You can see why making new acquaintances in Mongolia was difficult in the beginning. As a woman over 40 years old who chose to NOT have her own children, it’s shocking to be asked (sometimes daily) not only IF you have children, but upon a negative reply, hearing a, “Why not?” Or, “You still have time.” It is assumed that one must procreate–must WANT to procreate. And if you don’t, then they want to know why. And I’ve found that a simple, “because I didn’t want to,” is not reason enough.

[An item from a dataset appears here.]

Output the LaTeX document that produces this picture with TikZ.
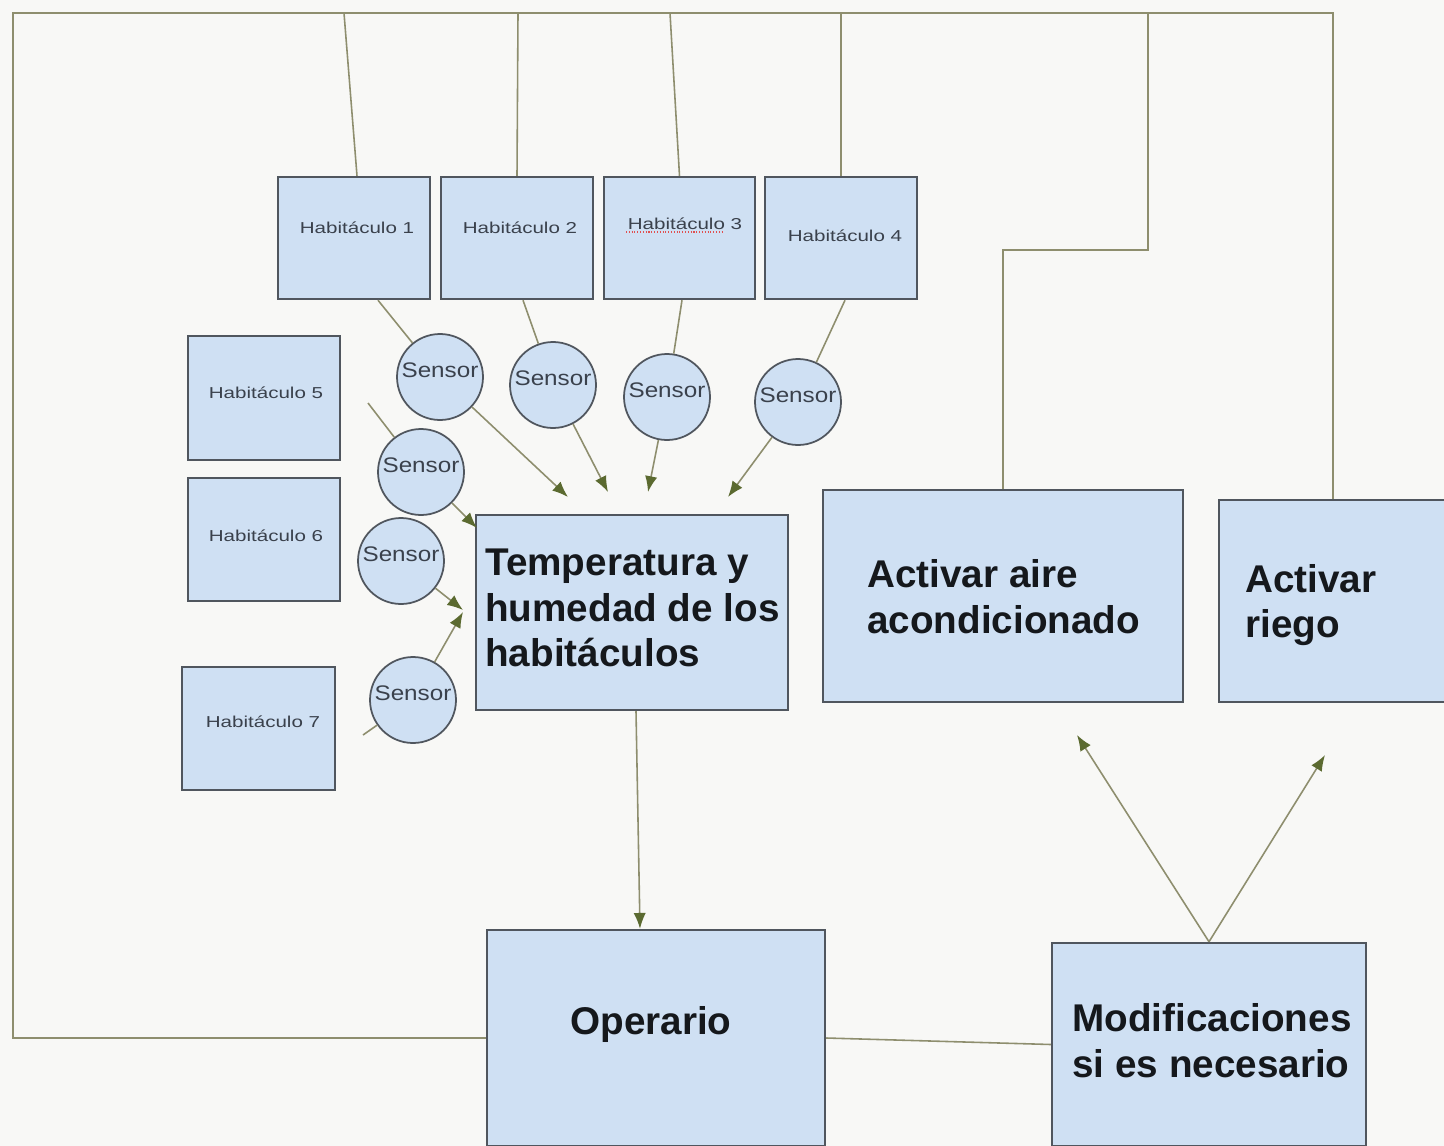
\documentclass[tikz,border=0pt]{standalone}
\usepackage{fontspec}
\setmainfont{Liberation Sans}
\usetikzlibrary{arrows.meta}
\newdimen\pxu \pxu=0.02cm
\definecolor{bgc}{HTML}{F8F8F6}
\definecolor{boxfill}{HTML}{CFE0F3}
\definecolor{boxdraw}{HTML}{50565E}
\definecolor{wire}{HTML}{8E8E6E}
\definecolor{tipc}{HTML}{5B6A30}
\definecolor{txt}{HTML}{15181C}
\definecolor{smalltxt}{HTML}{3A414C}
\definecolor{spell}{HTML}{E05050}
\begin{document}
\begin{tikzpicture}[x=0.02cm,y=-0.02cm,
  box/.style={rectangle, draw=boxdraw, fill=boxfill, line width=1.4pt, inner sep=0pt},
  sensor/.style={circle, draw=boxdraw, fill=boxfill, line width=1pt, minimum size=86\pxu, inner sep=0pt},
  wireline/.style={draw=wire, line width=0.9pt},
  arr/.style={draw=wire, line width=0.9pt, -{Latex[length=9pt,width=7pt,color=tipc]}},
  bigtext/.style={font=\fontsize{22}{26}\selectfont\bfseries, text=txt, align=left, inner sep=0pt},
  habtext/.style={font=\fontsize{9}{10}\selectfont, text=smalltxt, inner sep=0pt},
  senstext/.style={font=\fontsize{12}{14}\selectfont, text=smalltxt, inner sep=0pt}]
\useasboundingbox (0,0) rectangle (1444,1146);
\clip (0,0) rectangle (1444,1146);
\fill[bgc] (0,0) rectangle (1444,1146);

% habitaculo boxes
\node[box, minimum width=152\pxu, minimum height=122\pxu] (h1) at (354,238) {};
\node[box, minimum width=152\pxu, minimum height=122\pxu] (h2) at (517,238) {};
\node[box, minimum width=151\pxu, minimum height=122\pxu] (h3) at (679.5,238) {};
\node[box, minimum width=152\pxu, minimum height=122\pxu] (h4) at (841,238) {};
\node[box, minimum width=152\pxu, minimum height=124\pxu] (h5) at (264,398) {};
\node[box, minimum width=152\pxu, minimum height=123\pxu] (h6) at (264,539.5) {};
\node[box, minimum width=153\pxu, minimum height=123\pxu] (h7) at (258.5,728.5) {};

\node[habtext] (h1t) at (357,228) {\scalebox{1.3}[1]{Habitáculo 1}};
\node[habtext] (h2t) at (520,228) {\scalebox{1.3}[1]{Habitáculo 2}};
\node[habtext] (h3t) at (685,224) {\scalebox{1.3}[1]{Habitáculo 3}};
\node[habtext] (h4t) at (845,236) {\scalebox{1.3}[1]{Habitáculo 4}};
\node[habtext] (h5t) at (266,393) {\scalebox{1.3}[1]{Habitáculo 5}};
\node[habtext] (h6t) at (266,536) {\scalebox{1.3}[1]{Habitáculo 6}};
\node[habtext] (h7t) at (263,722) {\scalebox{1.3}[1]{Habitáculo 7}};
\draw[spell, densely dotted, line width=0.6pt] (626,232) -- (724,232);

% main boxes
\node[box, minimum width=312\pxu, minimum height=195\pxu] (temp) at (632,612.5) {};
\node[box, minimum width=360\pxu, minimum height=212\pxu] (aire) at (1003,596) {};
\node[box, minimum width=228\pxu, minimum height=202\pxu] (riego) at (1333,601) {};
\node[box, minimum width=338\pxu, minimum height=216\pxu] (op) at (656,1038) {};
\node[box, minimum width=314\pxu, minimum height=203\pxu] (mod) at (1209,1044.5) {};

\node[bigtext, anchor=west] (tempt) at (485,608) {Temperatura y\\humedad de los\\habitáculos};
\node[bigtext, anchor=west] (airet) at (867,597) {Activar aire\\acondicionado};
\node[bigtext, anchor=west] (riegot) at (1245,605) {Activar\\riego};
\node[bigtext] (opt) at (651,1024) {Operario};
\node[bigtext, anchor=west] (modt) at (1072,1041) {Modificaciones\\si es necesario};

% sensors
\node[sensor] (s1) at (440,377) {};
\node[sensor] (s2) at (553,385) {};
\node[sensor] (s3) at (667,397) {};
\node[sensor] (s4) at (798,402) {};
\node[sensor] (s5) at (421,472) {};
\node[sensor] (s6) at (401,561) {};
\node[sensor] (s7) at (413,700) {};
\foreach \s in {s1,s2,s3,s4,s5,s6,s7}{
  \node[senstext] (\s t) at ([yshift=7\pxu]\s.center) {\scalebox{1.15}[1]{Sensor}};
}

% frame connectors
\coordinate (bl) at (13,1038);
\coordinate (tl) at (13,13);
\coordinate (tr) at (1333,13);
\draw[wireline] (op.west) -- (bl) -- (tl) -- (tr) -- (riego.north);
\coordinate (a1) at (1003,250);
\coordinate (a2) at (1148,250);
\coordinate (a3) at (1148,13);
\draw[wireline] (aire.north) -- (a1) -- (a2) -- (a3);

\coordinate (h1top) at (344,13);
\coordinate (h2top) at (518,13);
\coordinate (h3top) at (670,13);
\coordinate (h4top) at (841,13);
\draw[wireline] ([xshift=3\pxu]h1.north) -- (h1top);
\draw[wireline] (h2.north) -- (h2top);
\draw[wireline] (h3.north) -- (h3top);
\draw[wireline] (h4.north) -- (h4top);

% habitaculo to sensor
\draw[wireline] ([xshift=24\pxu]h1.south) -- (s1);
\draw[wireline] ([xshift=6\pxu]h2.south) -- (s2);
\draw[wireline] ([xshift=2.5\pxu]h3.south) -- (s3);
\draw[wireline] ([xshift=4\pxu]h4.south) -- (s4);
\coordinate (s5in) at (368,403);
\draw[wireline] (s5in) -- (s5);
\coordinate (s7in) at (363,735);
\draw[wireline] (s7in) -- (s7);

% sensor arrows
\coordinate (t1) at (568,497);
\coordinate (t2) at (608,492);
\coordinate (t3) at (648,492);
\coordinate (t4) at (728,497);
\coordinate (t5) at (477,528);
\coordinate (t6) at (463,610);
\coordinate (t7) at (463,612);
\draw[arr] (s1) -- (t1);
\draw[arr] (s2) -- (t2);
\draw[arr] (s3) -- (t3);
\draw[arr] (s4) -- (t4);
\draw[arr] (s5) -- (t5);
\draw[arr] (s6) -- (t6);
\draw[arr] (s7) -- (t7);

% flow
\draw[arr] ([xshift=4\pxu]temp.south) -- ([xshift=-16\pxu]op.north);
\draw[wireline] (op.east) -- (mod.west);
\coordinate (m1) at (1077,735);
\coordinate (m2) at (1325,755);
\draw[arr] (mod.north) -- (m1);
\draw[arr] (mod.north) -- (m2);
\end{tikzpicture}
\end{document}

I began to ponder these interactions in more depth recently after sharing a celebratory meal with three high school students after the completion of a book drive. I asked the three students about their families–how many siblings did they have? how old?–but then I moved into that other territory. I asked them what their parents did for work. Not one of them could answer the question beyond a vague–“My father has a business” or “My mom used to work in an office.” They could not name the industry or field in which their parents worked and shared that what their parents did all day was not at all discussed in the evenings at home. This is starkly different from how an evening in an American household would go.

I’ll soon pass my three year mark of living in Mongolia and I still think about this often. What is it about life in the West that puts such value in work? What is it about life in the East that puts such high value on having a family of one’s own? I would argue that many Americans work too much OR don’t have work that adds value (beyond the monetary) or meaning to their lives. I’d also argue that many Mongolians breed families but do not know how to engage in relationships of depth and meaning. Of course, there are plenty of people that have work they love and a family they know. But these conversation starters have made me ponder self-identity and how we choose to convey ourselves to the people we meet.

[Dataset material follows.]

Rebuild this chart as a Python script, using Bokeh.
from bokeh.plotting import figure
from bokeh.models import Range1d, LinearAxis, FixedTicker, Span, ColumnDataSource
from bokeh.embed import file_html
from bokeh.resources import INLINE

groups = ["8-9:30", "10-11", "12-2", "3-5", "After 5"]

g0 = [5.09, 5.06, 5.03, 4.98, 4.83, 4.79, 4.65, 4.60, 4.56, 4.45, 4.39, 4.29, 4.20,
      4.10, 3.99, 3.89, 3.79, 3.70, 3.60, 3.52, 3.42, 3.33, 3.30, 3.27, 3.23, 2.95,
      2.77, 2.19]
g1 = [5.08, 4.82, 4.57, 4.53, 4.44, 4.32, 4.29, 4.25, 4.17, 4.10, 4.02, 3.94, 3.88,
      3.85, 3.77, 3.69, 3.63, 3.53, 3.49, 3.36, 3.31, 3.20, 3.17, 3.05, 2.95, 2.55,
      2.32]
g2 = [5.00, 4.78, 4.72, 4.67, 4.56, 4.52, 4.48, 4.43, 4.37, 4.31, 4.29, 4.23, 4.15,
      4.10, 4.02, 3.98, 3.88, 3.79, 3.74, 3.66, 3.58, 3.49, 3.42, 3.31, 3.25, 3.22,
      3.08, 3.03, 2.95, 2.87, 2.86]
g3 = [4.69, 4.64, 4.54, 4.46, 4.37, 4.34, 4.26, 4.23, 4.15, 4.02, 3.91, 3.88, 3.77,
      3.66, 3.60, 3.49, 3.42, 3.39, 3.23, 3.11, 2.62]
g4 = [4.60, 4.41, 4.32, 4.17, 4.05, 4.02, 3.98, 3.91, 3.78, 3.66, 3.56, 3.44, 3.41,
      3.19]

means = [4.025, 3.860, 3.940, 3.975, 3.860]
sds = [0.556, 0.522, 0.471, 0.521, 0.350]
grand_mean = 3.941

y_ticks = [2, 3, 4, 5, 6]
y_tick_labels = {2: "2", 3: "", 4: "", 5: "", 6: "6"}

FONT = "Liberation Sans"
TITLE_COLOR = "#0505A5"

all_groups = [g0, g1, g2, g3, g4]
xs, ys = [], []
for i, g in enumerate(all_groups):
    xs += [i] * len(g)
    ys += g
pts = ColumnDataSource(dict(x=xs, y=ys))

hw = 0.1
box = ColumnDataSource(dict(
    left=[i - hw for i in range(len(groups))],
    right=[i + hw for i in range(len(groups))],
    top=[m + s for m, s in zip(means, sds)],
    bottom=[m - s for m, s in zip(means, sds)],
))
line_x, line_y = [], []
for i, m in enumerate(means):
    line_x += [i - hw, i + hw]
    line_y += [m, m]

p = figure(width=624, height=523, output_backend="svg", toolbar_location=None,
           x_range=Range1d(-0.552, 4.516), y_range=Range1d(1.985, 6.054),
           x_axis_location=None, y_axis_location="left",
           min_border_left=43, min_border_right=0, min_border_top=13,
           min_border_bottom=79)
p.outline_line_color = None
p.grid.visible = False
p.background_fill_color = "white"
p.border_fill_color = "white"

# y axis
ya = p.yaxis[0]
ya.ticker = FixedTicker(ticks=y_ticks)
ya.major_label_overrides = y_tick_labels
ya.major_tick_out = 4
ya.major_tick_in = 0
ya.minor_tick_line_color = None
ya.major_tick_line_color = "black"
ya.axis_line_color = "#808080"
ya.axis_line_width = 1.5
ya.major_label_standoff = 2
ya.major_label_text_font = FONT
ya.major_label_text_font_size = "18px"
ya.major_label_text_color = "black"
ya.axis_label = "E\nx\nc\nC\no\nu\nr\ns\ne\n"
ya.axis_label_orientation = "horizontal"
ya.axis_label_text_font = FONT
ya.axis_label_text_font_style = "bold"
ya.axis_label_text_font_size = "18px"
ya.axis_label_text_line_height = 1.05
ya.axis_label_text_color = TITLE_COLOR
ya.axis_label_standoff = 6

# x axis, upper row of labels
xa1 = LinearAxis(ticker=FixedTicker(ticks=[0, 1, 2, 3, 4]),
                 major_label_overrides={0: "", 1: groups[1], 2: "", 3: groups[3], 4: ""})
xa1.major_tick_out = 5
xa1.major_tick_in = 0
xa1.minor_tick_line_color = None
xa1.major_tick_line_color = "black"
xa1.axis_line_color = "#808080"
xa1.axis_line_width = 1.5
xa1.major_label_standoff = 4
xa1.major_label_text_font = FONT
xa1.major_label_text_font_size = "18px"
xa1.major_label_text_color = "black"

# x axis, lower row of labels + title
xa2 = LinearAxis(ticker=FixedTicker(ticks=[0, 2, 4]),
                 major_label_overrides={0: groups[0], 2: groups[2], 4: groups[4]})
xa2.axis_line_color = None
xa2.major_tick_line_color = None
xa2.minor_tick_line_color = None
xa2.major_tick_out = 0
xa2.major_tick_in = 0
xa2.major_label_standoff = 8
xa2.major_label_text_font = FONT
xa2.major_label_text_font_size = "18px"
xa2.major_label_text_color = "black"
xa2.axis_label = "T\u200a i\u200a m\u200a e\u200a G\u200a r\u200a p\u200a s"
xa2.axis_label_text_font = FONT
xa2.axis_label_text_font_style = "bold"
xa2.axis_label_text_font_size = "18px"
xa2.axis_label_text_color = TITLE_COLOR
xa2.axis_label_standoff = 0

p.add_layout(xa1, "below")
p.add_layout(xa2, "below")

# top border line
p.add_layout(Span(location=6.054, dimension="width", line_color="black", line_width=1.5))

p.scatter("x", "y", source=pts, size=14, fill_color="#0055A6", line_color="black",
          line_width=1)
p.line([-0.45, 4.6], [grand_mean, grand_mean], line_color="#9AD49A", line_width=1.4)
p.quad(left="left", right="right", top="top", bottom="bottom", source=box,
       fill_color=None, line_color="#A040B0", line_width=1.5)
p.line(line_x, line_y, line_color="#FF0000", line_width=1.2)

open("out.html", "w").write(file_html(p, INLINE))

While I can see how family and career are pieces of a self, are they what I most want to know about someone upon meeting them? Do I want to know you have three children, two girls and a boy? And what does that tell me about you other than that you are a father/mother? Do I want to know that you work in an Accounting Office five days a week? Does it tell me anything other than that you are probably organized and quite good with numbers? These are not the pieces of a self that most interest me. Nor are they (often) doorways into the greater knowing of an individual.

I have decided that my new question to ask upon being introduced to someone will be, “Hello, tell me about something that fascinates you.” From high school to college days to my days in the Army, people do not remember how many sisters or brothers I have. They don’t remember the industries I’ve worked in. But I would bet most of them would remember that I love Madonna’s music, that I read lots of books, and that I like to travel and do the unexpected.

What conversation starter would you begin with? What do you most want to know about a new person? And what has your culture domesticated you to ask? Feel free to share whatever question or anecdote that comes to mind. Cheers!